The paper shows that prior primal-only warm-start methods for AC-OPF do not reduce IPOPT iterations when compared to the solver's actual default initialization, and that only full primal-dual-barrier state prediction can achieve significant iteration reductions (85% in oracle experiments). The authors release a benchmark suite and propose WARP, a graph neural network that predicts the full interior-point state and achieves a 76% reduction in IPOPT iterations.
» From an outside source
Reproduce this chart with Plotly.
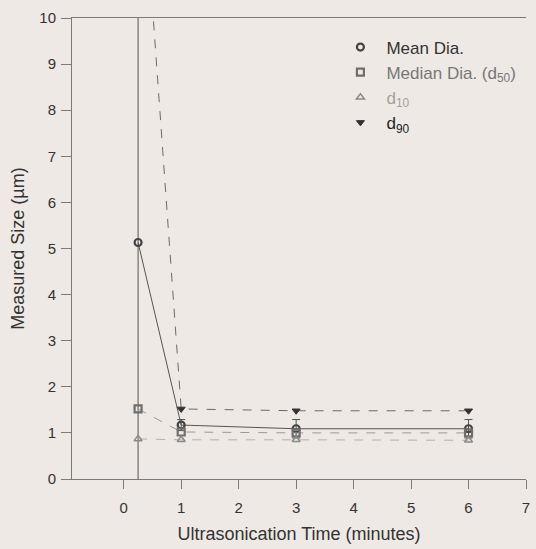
import plotly.graph_objects as go

# Ultrasonication time (minutes)
time_min = [0.25, 1, 3, 6]

# Measured particle sizes (µm)
mean_dia = [5.13, 1.17, 1.09, 1.09]
mean_err = [8.0, 0.12, 0.2, 0.2]
median_d50 = [1.52, 1.02, 1.0, 1.0]
d10 = [0.87, 0.85, 0.85, 0.84]
d90 = [14.6, 1.52, 1.48, 1.48]

x_ticks = [0, 1, 2, 3, 4, 5, 6, 7]
y_ticks = [0, 1, 2, 3, 4, 5, 6, 7, 8, 9, 10]

FONT = "Liberation Sans, Arial, sans-serif"
BG = "#efe9e5"

fig = go.Figure()

series = [
    dict(name="Mean Dia.", y=mean_dia, color="#444444", line_color="#555555",
         dash="solid", symbol="circle-open", lw=2.2, txt="#333333", err=mean_err),
    dict(name="Median Dia. (d<sub>50</sub>)", y=median_d50, color="#6e6e6e",
         line_color="#9a9a9a", dash="dash", symbol="square-open", lw=2.2,
         txt="#777777", err=None),
    dict(name="d<sub>10</sub>", y=d10, color="#8a8a8a", line_color="#b0b0b0",
         dash="dash", symbol="triangle-up-open", lw=1.5, txt="#a0a0a0", err=None),
    dict(name="d<sub>90</sub>", y=d90, color="#333333", line_color="#6a6a6a",
         dash="dash", symbol="triangle-down", lw=1, txt="#222222", err=None),
]

for s in series:
    tr = dict(
        x=time_min, y=s["y"], mode="lines+markers", showlegend=False,
        line=dict(color=s["line_color"], width=1, dash=s["dash"]),
        marker=dict(symbol=s["symbol"], size=7, color=s["color"],
                    line=dict(color=s["color"], width=s["lw"])),
    )
    if s["err"] is not None:
        tr["error_y"] = dict(type="data", array=s["err"], visible=True,
                             color="#555555", thickness=1, width=4)
    fig.add_trace(go.Scatter(**tr))

# Marker-only legend entries
for s in series:
    fig.add_trace(go.Scatter(
        x=[None], y=[None], mode="markers",
        name=f'<span style="color:{s["txt"]}">{s["name"]}</span>',
        marker=dict(symbol=s["symbol"], size=7, color=s["color"],
                    line=dict(color=s["color"], width=s["lw"])),
    ))

axis_common = dict(
    showgrid=False, zeroline=False, showline=True, linecolor="#7a7a7a",
    linewidth=1, ticks="outside", tickcolor="#7a7a7a", tickwidth=1,
    tickfont=dict(family=FONT, size=15, color="#333333"),
)

fig.update_xaxes(
    range=[-0.9, 7], tickvals=x_ticks, ticklen=9, mirror=True,
    ticklabelstandoff=6,
    title=dict(text="Ultrasonication Time (minutes)",
               font=dict(family=FONT, size=18, color="#333333"), standoff=12),
    **axis_common,
)
fig.update_yaxes(
    range=[0, 10], tickvals=y_ticks, ticklen=10, ticklabelstandoff=2,
    title=dict(text="Measured Size (µm)",
               font=dict(family=FONT, size=18, color="#333333"), standoff=10),
    **axis_common,
)

fig.update_layout(
    width=536, height=549,
    margin=dict(l=72, r=6, t=18, b=70),
    paper_bgcolor=BG, plot_bgcolor=BG,
    legend=dict(x=0.578, y=0.975, xanchor="left", yanchor="top",
                bgcolor="rgba(0,0,0,0)", borderwidth=0,
                font=dict(family=FONT, size=17), itemwidth=42,
                tracegroupgap=0),
)

fig.write_html("out.html")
Solving AC Optimal Power Flow (AC-OPF) is of central importance in electricity market operations, where interior-point methods (IPMs) such as IPOPT are the standard solvers. A growing body of work uses machine learning to predict primal warm-start iterates, reporting iteration reductions of 30-46\%. We show that these reported gains rest on an inappropriate evaluation baseline: prior methods benchmark against the flat start $V_m = 1, V_a = 0$, whereas the solver's actual default - the variable-bound midpoint $(l+u)/2$ - is near-optimal for log-barrier centrality. Against this corrected baseline, no primal-only warm-start method reduces solver iterations. We trace the failure to a geometric property of interior-point methods: primal prediction accuracy is anticorrelated with convergence speed, and providing the ground-truth optimal solution $x^*$ without dual variables causes the solver to diverge. Oracle experiments establish that the complete primal-dual-barrier state $(x^*, λ^*, z^*, μ^*)$ reduces IPOPT iterations from 23 to 3 - an 85\% reduction that is structurally inaccessible to primal-only methods. To enable rigorous evaluation of warm-start methods on this task, we release a benchmark suite comprising dual-labeled AC-OPF datasets with IPOPT-extracted solutions, a corrected evaluation protocol, and WARP - a topology-conditioned encode-process-decode interaction network that predicts the full interior-point state $(\hat{x}, \hatλ, \hat{z}, \hatμ)$ on the heterogeneous constraint graph. WARP achieves a 76\% reduction in IPOPT iterations while natively accommodating N-1 contingency topology variations without retraining.